The bill is due to be voted at parliament on June 2, and Erdoğan warned of negative effects on “economic, political and military” relations between Turkey and Germany if it is passed.
“I think all this will be considered,” he said during a press briefing on May 31, declining to comment further on a “decision that has not been made yet.”
Erdoğan recalled that there are 3 million Turkish-origin citizens living in Germany and bilateral relations are today at a very high level.
Meanwhile, Merkel has called Turkish Prime Minister Binali Yıldırım in order to congratulate him on his new post, while the latter used the occasion to also voice Ankara’s uneasiness over the Bundestag’s plans to recognize the World War I killings of Anatolian Armenians as genocide.

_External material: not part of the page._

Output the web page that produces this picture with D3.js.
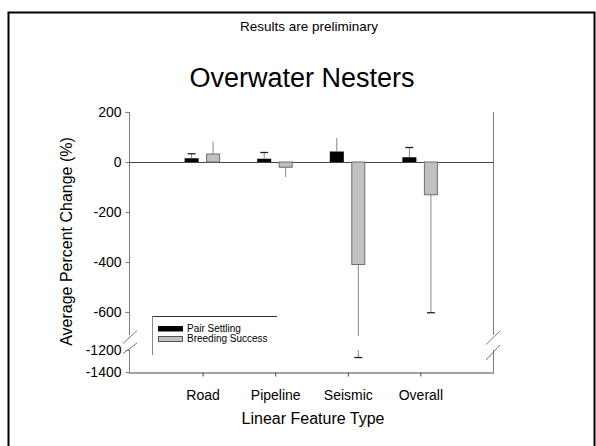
<!DOCTYPE html>
<html><head><meta charset="utf-8">
<script src="https://cdn.jsdelivr.net/npm/d3@7"></script>
<style>
html,body{margin:0;padding:0;background:#fff;}
svg{display:block;font-family:Arial,"Liberation Sans",sans-serif;}
</style></head>
<body>
<svg id="c" width="596" height="446"></svg>
<script>
// ---- data ----
const categories = ["Road", "Pipeline", "Seismic", "Overall"];
const seriesNames = ["Pair Settling", "Breeding Success"];
const pairSettling = [15, 13, 42, 19];
const pairSettlingErr = [35, 40, 96, 60];          // end of whisker
const breedingSuccess = [32, -21, -410, -131];
const breedingSuccessErr = [82, -60, -1264, -601];  // end of whisker
const pairCaps = [true, true, false, true];
const breedCaps = [false, false, true, true];
const upperTicks = [200, 0, -200, -400, -600];
const lowerTicks = [-1200, -1400];

const svg = d3.select("#c");

// frame
svg.append("rect").attr("x", 8.5).attr("y", 12.5).attr("width", 586).attr("height", 460)
  .attr("fill", "none").attr("stroke", "#000").attr("stroke-width", 2);

// titles
svg.append("text").attr("x", 309).attr("y", 31).attr("text-anchor", "middle")
  .attr("font-size", 13.5).text("Results are preliminary");
svg.append("text").attr("x", 302).attr("y", 87).attr("text-anchor", "middle")
  .attr("font-size", 27).text("Overwater Nesters");

// scales
const x = d3.scaleLinear().domain([0, 5]).range([130, 493]);
const yU = d3.scaleLinear().domain([-700, 200]).range([337, 112]);
const yL = d3.scaleLinear().domain([-1400, -1200]).range([372, 350]);
const upperBottom = 335, lowerTop = 350;
const axisCol = "#7a7a7a";

// axes (left)
const gU = svg.append("g").attr("transform", "translate(129.5,0)")
  .call(d3.axisLeft(yU).tickValues(upperTicks).tickSize(4).tickSizeOuter(0).tickFormat(d3.format("d")));
const gL = svg.append("g").attr("transform", "translate(129.5,0)")
  .call(d3.axisLeft(yL).tickValues(lowerTicks).tickSize(4).tickSizeOuter(0).tickFormat(d3.format("d")));
[gU, gL].forEach(g => {
  g.select(".domain").remove();
  g.selectAll("line").attr("stroke", axisCol);
  g.selectAll("text").attr("font-size", 14).attr("fill", "#000").attr("font-family", "Arial, 'Liberation Sans', sans-serif").attr("x", -8);
});
gU.selectAll("text").text(d => d < 0 ? "-" + Math.abs(d) : d);
gL.selectAll("text").text(d => "-" + Math.abs(d));

// axis lines
const line = (x1, y1, x2, y2, col, w) => svg.append("line")
  .attr("x1", x1).attr("y1", y1).attr("x2", x2).attr("y2", y2)
  .attr("stroke", col).attr("stroke-width", w || 1);
line(129.5, yU(200), 129.5, upperBottom, axisCol);
line(129.5, lowerTop, 129.5, yL(-1400), axisCol);
line(493.5, yU(200), 493.5, upperBottom, axisCol);
line(493.5, lowerTop, 493.5, yL(-1400), axisCol);
// break marks
line(123, 343.5, 137, 330.5, axisCol);
line(123, 353.5, 137, 343, axisCol);
line(486, 344.5, 500, 331, axisCol);
line(486, 360, 500, 345, axisCol);

// bottom axis
const gX = svg.append("g").attr("transform", `translate(0,${yL(-1400) + 0.5})`)
  .call(d3.axisBottom(x).tickValues([1, 2, 3, 4]).tickSize(4).tickSizeOuter(0)
    .tickFormat(d => categories[d - 1]));
gX.select(".domain").attr("stroke", "#444").attr("d", `M129,0.5H494`);
gX.selectAll("line").attr("stroke", "#444");
gX.selectAll("text").attr("font-size", 14).attr("fill", "#000").attr("y", 18)
  .attr("font-family", "Arial, 'Liberation Sans', sans-serif");

// axis titles
svg.append("text").attr("transform", "translate(72,241.5) rotate(-90)").attr("text-anchor", "middle")
  .attr("font-size", 16).text("Average Percent Change (%)");
svg.append("text").attr("x", 313).attr("y", 424).attr("text-anchor", "middle")
  .attr("font-size", 16).text("Linear Feature Type");

// zero line
line(129.5, yU(0) + 0.5, 493.5, yU(0) + 0.5, "#444");

const barW = 14;
const bars = svg.append("g");
const errs = svg.append("g");

function whisker(cx, from, to, cap) {
  // from/to are values; handle broken axis
  if (to >= -700) {
    line(cx, yU(from), cx, yU(to), "#888");
    if (cap) line(cx - 4, yU(to) + 0.5, cx + 4, yU(to) + 0.5, "#222", 1.3);
  } else {
    line(cx, yU(from), cx, upperBottom + 1, "#888");
    line(cx, lowerTop, cx, yL(to), "#888");
    if (cap) line(cx - 4, yL(to) + 0.5, cx + 4, yL(to) + 0.5, "#222", 1.3);
  }
}

categories.forEach((c, i) => {
  const cx = x(i + 1);
  // pair settling (black)
  const v1 = pairSettling[i];
  const bx1 = cx - 18;
  whisker(bx1 + barW / 2, v1, pairSettlingErr[i], pairCaps[i]);
  bars.append("rect").attr("x", bx1).attr("width", barW)
    .attr("y", yU(Math.max(0, v1))).attr("height", Math.abs(yU(v1) - yU(0)))
    .attr("fill", "#000");
  // breeding success (gray)
  const v2 = breedingSuccess[i];
  const bx2 = cx + 3.5;
  whisker(bx2 + barW / 2, v2, breedingSuccessErr[i], breedCaps[i]);
  svg.append("rect").attr("x", bx2 + 0.5).attr("width", barW - 1)
    .attr("y", yU(Math.max(0, v2))).attr("height", Math.abs(yU(v2) - yU(0)))
    .attr("fill", "#c0c0c0").attr("stroke", "#6e6e6e").attr("stroke-width", 1);
});

// legend
const lg = svg.append("g");
line(152, 316.5, 277, 316.5, "#333");
line(152.5, 316.5, 152.5, 355, "#888");
lg.append("rect").attr("x", 158).attr("y", 326).attr("width", 25).attr("height", 5.5).attr("fill", "#000");
lg.append("rect").attr("x", 158.5).attr("y", 336.5).attr("width", 24).attr("height", 5)
  .attr("fill", "#c0c0c0").attr("stroke", "#555").attr("stroke-width", 1);
lg.append("text").attr("x", 187).attr("y", 332).attr("font-size", 10).text(seriesNames[0]);
lg.append("text").attr("x", 187).attr("y", 342).attr("font-size", 10).text(seriesNames[1]);
</script>
</body></html>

Merkel called Yıldırım and extended her wishes of success, sources from the Turkish Prime Minister’s Office told the state-run Anadolu Agency late on May 30.
“The prime minister [Yıldırım] stated that we have attached importance to improving our cooperation with Germany, which has expanded over a wide field, and continuing our high-level political dialogue,” they added.

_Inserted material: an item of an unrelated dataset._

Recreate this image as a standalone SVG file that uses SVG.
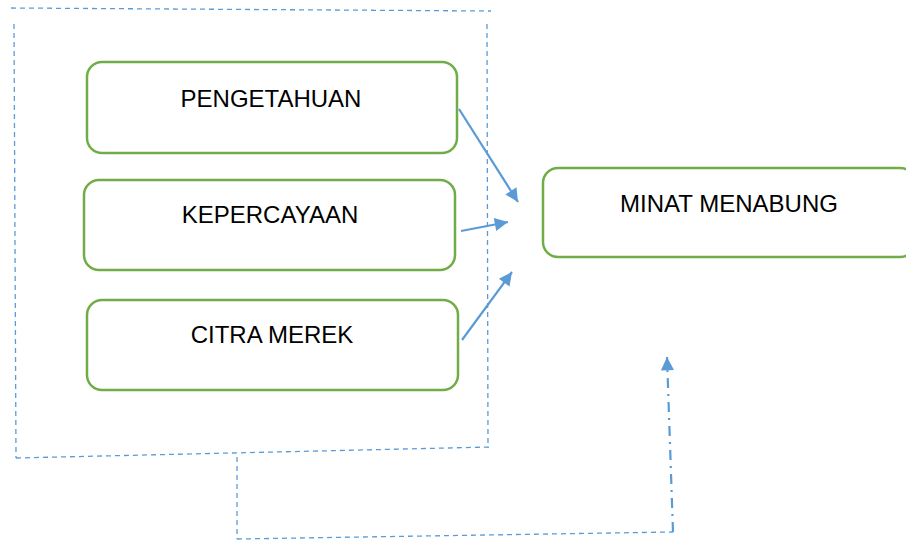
<svg xmlns="http://www.w3.org/2000/svg" width="906" height="540" viewBox="0 0 906 540">
<style>
.box{fill:#fff;stroke:#70AD47;stroke-width:2.5}
.lbl{font-family:"Liberation Sans",Arial,sans-serif;font-size:24px;fill:#000;text-anchor:middle}
.dash{fill:none;stroke:#5B9BD5;stroke-width:1.3;stroke-dasharray:5 4}
.arr{fill:none;stroke:#5B9BD5;stroke-width:2.2}
.dd{fill:none;stroke:#5B9BD5;stroke-width:2.2;stroke-dasharray:10 6 2 6}
</style>
<defs>
<marker id="ah" viewBox="0 0 10 10" refX="10" refY="5" markerWidth="7" markerHeight="6" markerUnits="strokeWidth" orient="auto">
<path d="M0,0 L10,5 L0,10 z" fill="#5B9BD5"/>
</marker>
</defs>
<rect width="906" height="540" fill="#fff"/>
<g id="frames">
<line class="dash" x1="11" y1="8" x2="491" y2="11"/>
<line class="dash" x1="14" y1="24" x2="16" y2="458"/>
<line class="dash" x1="487" y1="24" x2="488" y2="448"/>
<line class="dash" x1="16" y1="458" x2="490" y2="447"/>
<line class="dash" x1="237" y1="457" x2="237" y2="539"/>
<line class="dash" x1="237" y1="539" x2="673" y2="532"/>
</g>
<g id="node-pengetahuan">
<rect class="box" x="87" y="62" width="370" height="91" rx="15"/>
<text class="lbl" x="271" y="107">PENGETAHUAN</text>
</g>
<g id="node-kepercayaan">
<rect class="box" x="84" y="180" width="371" height="90" rx="15"/>
<text class="lbl" x="270" y="223">KEPERCAYAAN</text>
</g>
<g id="node-citra">
<rect class="box" x="87" y="300" width="371" height="90" rx="15"/>
<text class="lbl" x="272" y="343">CITRA MEREK</text>
</g>
<g id="node-minat">
<rect class="box" x="543" y="168" width="372" height="89" rx="15"/>
<text class="lbl" x="729" y="212">MINAT MENABUNG</text>
</g>
<g id="connectors">
<line class="arr" x1="459" y1="109" x2="518" y2="202" marker-end="url(#ah)"/>
<line class="arr" x1="461" y1="231" x2="508" y2="222" marker-end="url(#ah)"/>
<line class="arr" x1="462" y1="340" x2="512" y2="272" marker-end="url(#ah)"/>
<line class="dd" x1="673" y1="532" x2="667" y2="357" marker-end="url(#ah)"/>
</g>
</svg>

“He emphasized that the initiative at the German parliament, which contains baseless and unfair judgments concerning the 1915 incidents, is being followed with concern by both our government and millions of Turkish citizens living in our country and Germany, and that we expect the government and the parliament of Germany to show a prudent approach on this issue,” the sources said.

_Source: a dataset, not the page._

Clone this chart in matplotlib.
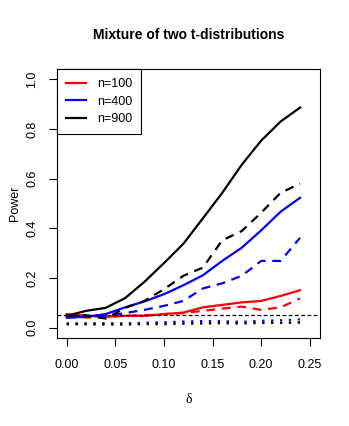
import numpy as np
import matplotlib.pyplot as plt

plt.rcParams['font.family'] = ['Liberation Sans', 'DejaVu Sans']

# delta grid
delta = [0.00, 0.02, 0.04, 0.06, 0.08, 0.10, 0.12, 0.14, 0.16, 0.18, 0.20, 0.22, 0.24]

# solid lines
n100_solid = [0.055, 0.048, 0.044, 0.048, 0.048, 0.055, 0.061, 0.082, 0.092, 0.102, 0.108, 0.128, 0.151]
n400_solid = [0.041, 0.044, 0.055, 0.082, 0.106, 0.135, 0.171, 0.211, 0.269, 0.322, 0.392, 0.467, 0.523]
n900_solid = [0.048, 0.068, 0.080, 0.119, 0.185, 0.260, 0.338, 0.440, 0.543, 0.656, 0.753, 0.830, 0.886]

# dashed lines
n100_dashed = [0.050, 0.041, 0.044, 0.048, 0.050, 0.055, 0.059, 0.068, 0.077, 0.085, 0.072, 0.082, 0.118]
n400_dashed = [0.041, 0.044, 0.048, 0.059, 0.072, 0.088, 0.108, 0.158, 0.179, 0.209, 0.269, 0.269, 0.362]
n900_dashed = [0.048, 0.050, 0.037, 0.080, 0.108, 0.155, 0.209, 0.242, 0.352, 0.389, 0.463, 0.543, 0.580]

# dotted lines
n100_dotted = [0.018, 0.018, 0.017, 0.016, 0.018, 0.020, 0.022, 0.021, 0.024, 0.020, 0.024, 0.020, 0.022]
n400_dotted = [0.016, 0.017, 0.018, 0.017, 0.020, 0.022, 0.025, 0.027, 0.026, 0.024, 0.028, 0.030, 0.034]
n900_dotted = [0.014, 0.014, 0.013, 0.013, 0.015, 0.014, 0.016, 0.017, 0.018, 0.017, 0.019, 0.020, 0.021]

level = 0.05
labels = ['n=100', 'n=400', 'n=900']
colors = ['red', 'blue', 'black']

fig = plt.figure(figsize=(3.49, 4.26), dpi=100)
ax = fig.add_axes([0.1633, 0.2073, 0.7522, 0.63])

lw = 1.6
solid = [n100_solid, n400_solid, n900_solid]
dashed = [n100_dashed, n400_dashed, n900_dashed]
dotted = [n100_dotted, n400_dotted, n900_dotted]
for i in range(3):
    ax.plot(delta, solid[i], color=colors[i], lw=lw, label=labels[i])
    ax.plot(delta, dashed[i], color=colors[i], lw=lw, linestyle=(0, (4, 3)))
    ax.plot(delta, dotted[i], color=colors[i], lw=lw, linestyle=(0, (1, 3)))

ax.axhline(level, color='black', lw=0.9, linestyle=(0, (3, 2)))

ax.set_xlim(-0.01, 0.26)
ax.set_ylim(-0.04, 1.04)
ax.set_xticks([0.00, 0.05, 0.10, 0.15, 0.20, 0.25])
ax.set_xticklabels(['0.00', '0.05', '0.10', '0.15', '0.20', '0.25'])
ax.set_yticks([0.0, 0.2, 0.4, 0.6, 0.8, 1.0])
ax.set_yticklabels(['0.0', '0.2', '0.4', '0.6', '0.8', '1.0'], rotation=90, va='center')
ax.tick_params(direction='out', length=5.5, width=0.8, labelsize=9, pad=8)
ax.tick_params(axis='x', pad=10)
for s in ax.spines.values():
    s.set_linewidth(0.8)

fig.text(0.54, 0.918, 'Mixture of two t-distributions', fontsize=10, fontweight='bold',
         ha='center', va='center')
ax.set_xlabel('δ', family=['Liberation Serif', 'DejaVu Serif'], fontsize=10)
ax.xaxis.set_label_coords(0.5, -0.23)
ax.xaxis.label.set_va('center')
ax.set_ylabel('Power', fontsize=9)
ax.yaxis.set_label_coords(-0.16, 0.5)
ax.yaxis.label.set_va('center')

leg = ax.legend(loc='upper left', borderaxespad=0, fancybox=False, edgecolor='black',
                framealpha=1, fontsize=9, handlelength=1.6, handletextpad=0.9,
                borderpad=0.7, labelspacing=0.45)
leg.get_frame().set_linewidth(0.8)

fig.savefig('out.png', dpi=100)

Drawn up by the ruling left-right coalition and the opposition Greens, the resolution titled “Remembrance and Commemoration of the Genocide of Armenians and other Christian Minorities in 1915 and 1916” includes references to the word “genocide” throughout the text.
The killing of Armenians by Ottoman Turks is widely viewed by historians as amounting to genocide. Turkey denies that the deaths constituted genocide, insisting that the toll is inflated and saying that those killed were the victims of civil war and unrest.
A member of Turkey’s national assembly, Şirin Ünal of the ruling Justice and Development Party (AKP), who is also the co-chair of the German Turkish Parliamentary Friendship Group, has also sent a letter to her counterpart on the issue.
Ünal called on Michelle Müntefering, fellow co-chair of the group, to act with a “prudent attitude.”
“The resulting scene in the event of approval of this resolution will not bring any benefit, either for Turkey or for Germany, or for our vitally important projects that we will continue working together on very closely,” Ünal was quoted as saying in her letter by Anadolu Agency.
Meanwhile, sources also said Yıldırım expressed in his conversation with Merkel the Turkish government’s “willingness” to continue with the recently implemented agreement on irregular migration to the EU.
“[Yıldırım] stated that Turkey has been fulfilling its part on this issue and we hope that the EU fulfills its liabilities on issues such as visa liberalization, with the financial assistance it promised to Syrian refugees in first place,” they said.